WHAT TO WORK ON >>
Copy everything in the listing below word for word, apart from any images.
********************
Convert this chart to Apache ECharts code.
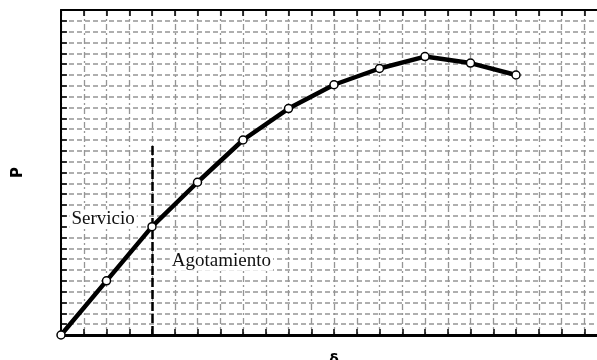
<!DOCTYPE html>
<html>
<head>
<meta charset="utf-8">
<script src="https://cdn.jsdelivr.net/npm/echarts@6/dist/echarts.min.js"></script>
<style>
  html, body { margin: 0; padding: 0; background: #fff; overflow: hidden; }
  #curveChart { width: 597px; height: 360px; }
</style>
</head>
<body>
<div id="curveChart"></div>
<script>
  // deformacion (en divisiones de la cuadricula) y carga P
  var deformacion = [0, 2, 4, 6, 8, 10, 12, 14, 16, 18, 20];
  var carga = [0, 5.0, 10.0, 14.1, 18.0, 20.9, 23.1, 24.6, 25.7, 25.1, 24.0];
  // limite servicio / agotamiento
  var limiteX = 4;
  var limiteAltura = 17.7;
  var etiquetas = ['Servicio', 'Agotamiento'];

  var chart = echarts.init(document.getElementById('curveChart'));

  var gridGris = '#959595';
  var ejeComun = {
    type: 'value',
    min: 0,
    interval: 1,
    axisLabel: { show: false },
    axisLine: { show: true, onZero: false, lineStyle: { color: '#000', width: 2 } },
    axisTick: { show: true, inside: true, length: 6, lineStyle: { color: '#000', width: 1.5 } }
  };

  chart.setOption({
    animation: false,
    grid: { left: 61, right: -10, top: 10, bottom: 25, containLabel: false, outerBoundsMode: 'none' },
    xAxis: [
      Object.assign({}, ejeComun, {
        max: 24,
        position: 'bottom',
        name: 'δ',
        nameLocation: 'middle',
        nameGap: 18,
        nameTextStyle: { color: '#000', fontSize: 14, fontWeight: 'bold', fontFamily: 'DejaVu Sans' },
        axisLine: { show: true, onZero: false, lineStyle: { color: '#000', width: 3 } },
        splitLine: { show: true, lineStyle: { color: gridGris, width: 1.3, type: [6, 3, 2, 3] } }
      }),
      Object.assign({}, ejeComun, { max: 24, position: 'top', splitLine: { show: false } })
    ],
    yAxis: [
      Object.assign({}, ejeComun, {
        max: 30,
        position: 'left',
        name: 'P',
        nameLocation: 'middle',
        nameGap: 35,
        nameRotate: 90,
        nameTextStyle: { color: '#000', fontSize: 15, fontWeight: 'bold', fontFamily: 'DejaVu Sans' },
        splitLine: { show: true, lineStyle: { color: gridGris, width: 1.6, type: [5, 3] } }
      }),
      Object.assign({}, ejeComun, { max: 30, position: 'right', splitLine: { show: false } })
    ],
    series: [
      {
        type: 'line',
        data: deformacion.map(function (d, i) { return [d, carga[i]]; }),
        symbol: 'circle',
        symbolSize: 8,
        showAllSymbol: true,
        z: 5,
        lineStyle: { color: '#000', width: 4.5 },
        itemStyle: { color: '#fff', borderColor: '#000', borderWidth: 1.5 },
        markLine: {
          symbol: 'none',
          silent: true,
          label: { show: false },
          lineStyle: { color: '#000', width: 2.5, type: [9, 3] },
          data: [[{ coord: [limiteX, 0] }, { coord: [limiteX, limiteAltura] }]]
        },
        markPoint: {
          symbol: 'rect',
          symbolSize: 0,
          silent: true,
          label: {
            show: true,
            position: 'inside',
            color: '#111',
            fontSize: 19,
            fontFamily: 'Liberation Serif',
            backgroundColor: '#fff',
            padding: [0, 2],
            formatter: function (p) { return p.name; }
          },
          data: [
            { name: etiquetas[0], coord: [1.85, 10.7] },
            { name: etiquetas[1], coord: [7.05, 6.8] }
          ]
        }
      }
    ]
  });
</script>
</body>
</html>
********************
COMPLETE ANSWER >>
Convert this chart to Apache ECharts code.
<!DOCTYPE html>
<html>
<head>
<meta charset="utf-8">
<script src="https://cdn.jsdelivr.net/npm/echarts@6/dist/echarts.min.js"></script>
<style>
  html, body { margin: 0; padding: 0; background: #fff; overflow: hidden; }
  #curveChart { width: 597px; height: 360px; }
</style>
</head>
<body>
<div id="curveChart"></div>
<script>
  // deformacion (en divisiones de la cuadricula) y carga P
  var deformacion = [0, 2, 4, 6, 8, 10, 12, 14, 16, 18, 20];
  var carga = [0, 5.0, 10.0, 14.1, 18.0, 20.9, 23.1, 24.6, 25.7, 25.1, 24.0];
  // limite servicio / agotamiento
  var limiteX = 4;
  var limiteAltura = 17.7;
  var etiquetas = ['Servicio', 'Agotamiento'];

  var chart = echarts.init(document.getElementById('curveChart'));

  var gridGris = '#959595';
  var ejeComun = {
    type: 'value',
    min: 0,
    interval: 1,
    axisLabel: { show: false },
    axisLine: { show: true, onZero: false, lineStyle: { color: '#000', width: 2 } },
    axisTick: { show: true, inside: true, length: 6, lineStyle: { color: '#000', width: 1.5 } }
  };

  chart.setOption({
    animation: false,
    grid: { left: 61, right: -10, top: 10, bottom: 25, containLabel: false, outerBoundsMode: 'none' },
    xAxis: [
      Object.assign({}, ejeComun, {
        max: 24,
        position: 'bottom',
        name: 'δ',
        nameLocation: 'middle',
        nameGap: 18,
        nameTextStyle: { color: '#000', fontSize: 14, fontWeight: 'bold', fontFamily: 'DejaVu Sans' },
        axisLine: { show: true, onZero: false, lineStyle: { color: '#000', width: 3 } },
        splitLine: { show: true, lineStyle: { color: gridGris, width: 1.3, type: [6, 3, 2, 3] } }
      }),
      Object.assign({}, ejeComun, { max: 24, position: 'top', splitLine: { show: false } })
    ],
    yAxis: [
      Object.assign({}, ejeComun, {
        max: 30,
        position: 'left',
        name: 'P',
        nameLocation: 'middle',
        nameGap: 35,
        nameRotate: 90,
        nameTextStyle: { color: '#000', fontSize: 15, fontWeight: 'bold', fontFamily: 'DejaVu Sans' },
        splitLine: { show: true, lineStyle: { color: gridGris, width: 1.6, type: [5, 3] } }
      }),
      Object.assign({}, ejeComun, { max: 30, position: 'right', splitLine: { show: false } })
    ],
    series: [
      {
        type: 'line',
        data: deformacion.map(function (d, i) { return [d, carga[i]]; }),
        symbol: 'circle',
        symbolSize: 8,
        showAllSymbol: true,
        z: 5,
        lineStyle: { color: '#000', width: 4.5 },
        itemStyle: { color: '#fff', borderColor: '#000', borderWidth: 1.5 },
        markLine: {
          symbol: 'none',
          silent: true,
          label: { show: false },
          lineStyle: { color: '#000', width: 2.5, type: [9, 3] },
          data: [[{ coord: [limiteX, 0] }, { coord: [limiteX, limiteAltura] }]]
        },
        markPoint: {
          symbol: 'rect',
          symbolSize: 0,
          silent: true,
          label: {
            show: true,
            position: 'inside',
            color: '#111',
            fontSize: 19,
            fontFamily: 'Liberation Serif',
            backgroundColor: '#fff',
            padding: [0, 2],
            formatter: function (p) { return p.name; }
          },
          data: [
            { name: etiquetas[0], coord: [1.85, 10.7] },
            { name: etiquetas[1], coord: [7.05, 6.8] }
          ]
        }
      }
    ]
  });
</script>
</body>
</html>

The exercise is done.